Group urges government to address underage imprisonment
The executive director of Prisoners Rights Advocacy Initiative (PRAI), Mr. Ahmed Adetola Kazeem has urged Lagos State Government to urgently address the menace of underage imprisonment in the state.
He expressed concern over the plight of under aged prisoners in Lagos. According to him, the recent news about the release of 142 under aged persons across prisons in Lagos by the Chief Judge is one, which comes with mixed feelings.
“The release of the young inmates is welcomed but leaves us pondering –what went wrong, how did we get here, what are we doing to stem the tide of underage imprisonment? It is a fact that prison falls under the exclusive legislative list in the constitution; therefore the prison is managed and funded by the Federal Government.
“However, all the inmates in Badagry prison are committed or have been suspected to have committed offenses classified as state offences,” he said. According to him, after reading the report of the state of health of the young inmates recently released by the Chief Judge of Lagos State, he visited the prison. “The state of the prison here is nothing to write home about.
“I urge you most humbly to do something to ameliorate the plights of the young lads who are unfortunate to be staying there at the moment.“Our findings at the Badagry prison revealed that about 70 percent of the inmates in the prison were arrested for hawking or other related ‘offences’ and were sentenced to imprisonment terms ranging from few months to three years,” he noted.
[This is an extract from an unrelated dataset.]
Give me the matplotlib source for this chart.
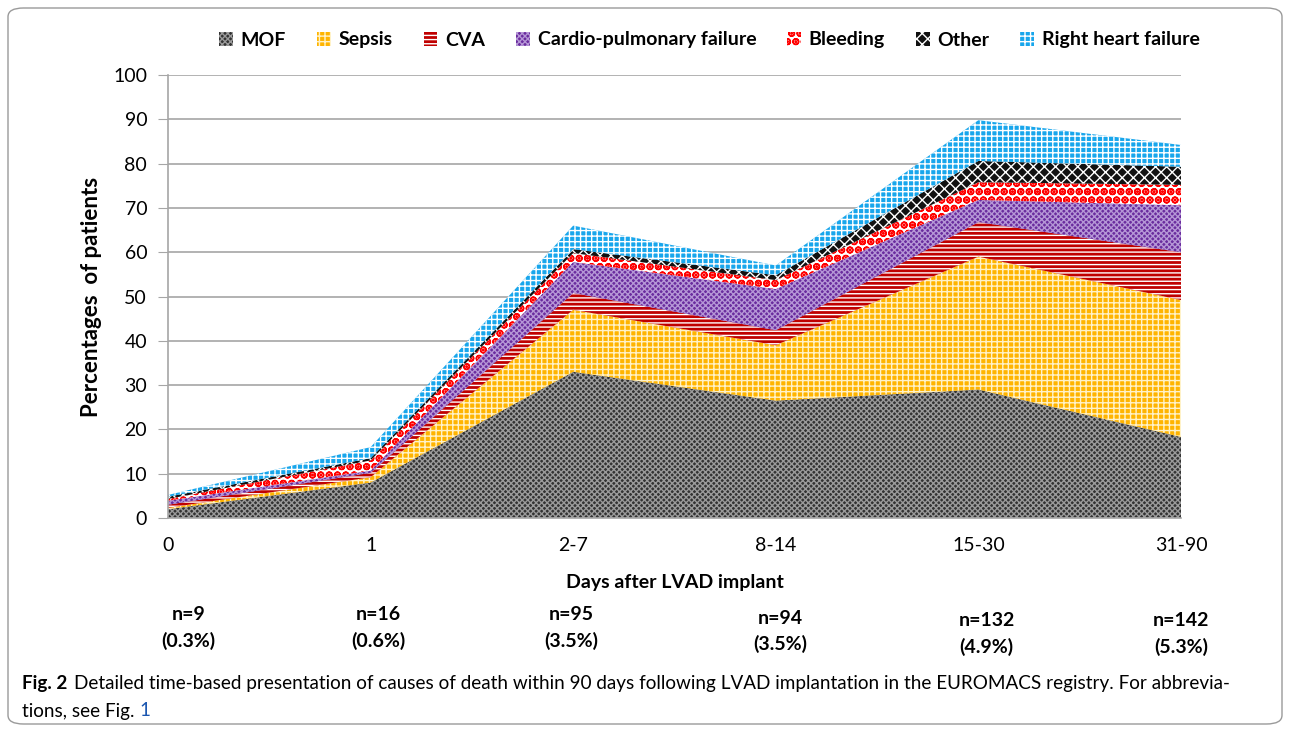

He stated that the outbreak of infections and communicable diseases is a normal occurrence the prison for many reasons ranging from overcrowding, lack of ventilation, lack of beddings, mattresses, blankets, mosquito nets, unhygienic water, bad toilets facilities, lack of space for sports and recreation.
Speaking further, he stated that the prison also lack basic facilities such as enough vehicles to convey inmates to court and ambulance to convey them to hospital, particularly during emergencies, medical facilities, steady assistance from government hospitals, lack of facilities for rehabilitation and empowerment like; workshops for carpentry, tailoring, shoe-making and soap making, barbing salons, farm, insufficient general duty staff and professional staff like carpenters, tailors, farmers; lack of generating set; dilapidated staff quarters for junior staff.